De la Concha took his bachelor's degree in philosophy from the University of Oviedo and in Theology from the Pontifical Gregorian University in Rome. He taught at several institutions and universities, including the University of Valladolid, University of Murcia and University of Zaragoza, until he obtained the Chair of Spanish Literature at the University of Salamanca.
He was one of the scriptwriters for the 1984 TV mini-series Teresa de Jesús, and had a cameo role in one episode, playing the Archbishop of Seville, who blesses Teresa (while some of his University colleagues hold a canopy over them). In 1987, he became manager of the literary magazine Ínsula.

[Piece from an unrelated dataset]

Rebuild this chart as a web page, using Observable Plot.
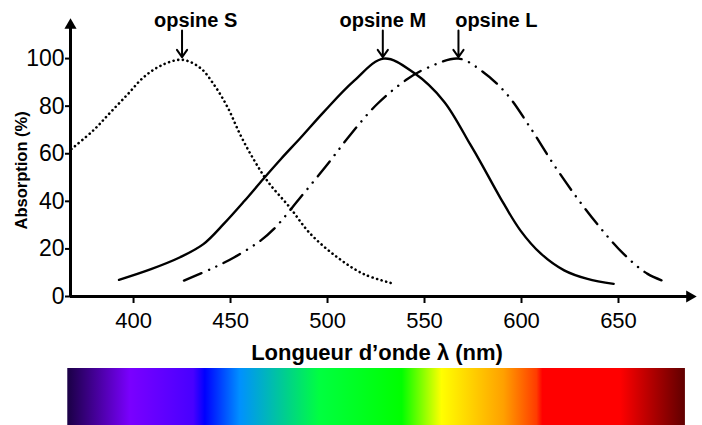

In 1992, he entered the Royal Spanish Academy as an Academic Numerary, occupying seat c.[2] The next year, he became Secretary and, in 1998, Director. In 2000, he was named a Doctor Honoris Causa in Letters at Francisco Morazán National Pedagogic University in Tegucigalpa, on the occasion of his visit to the Academia Hondureña de la Lengua.In 2009, he received the Lázaro Carreter Prize,[3] and in 2010, King Juan Carlos I named him a Knight of the Order of the Golden Fleece.[4]
In 2011, he received the Menéndez Pelayo International Prize,[1] and in January 2012, was named director of the Cervantes Institute.[5]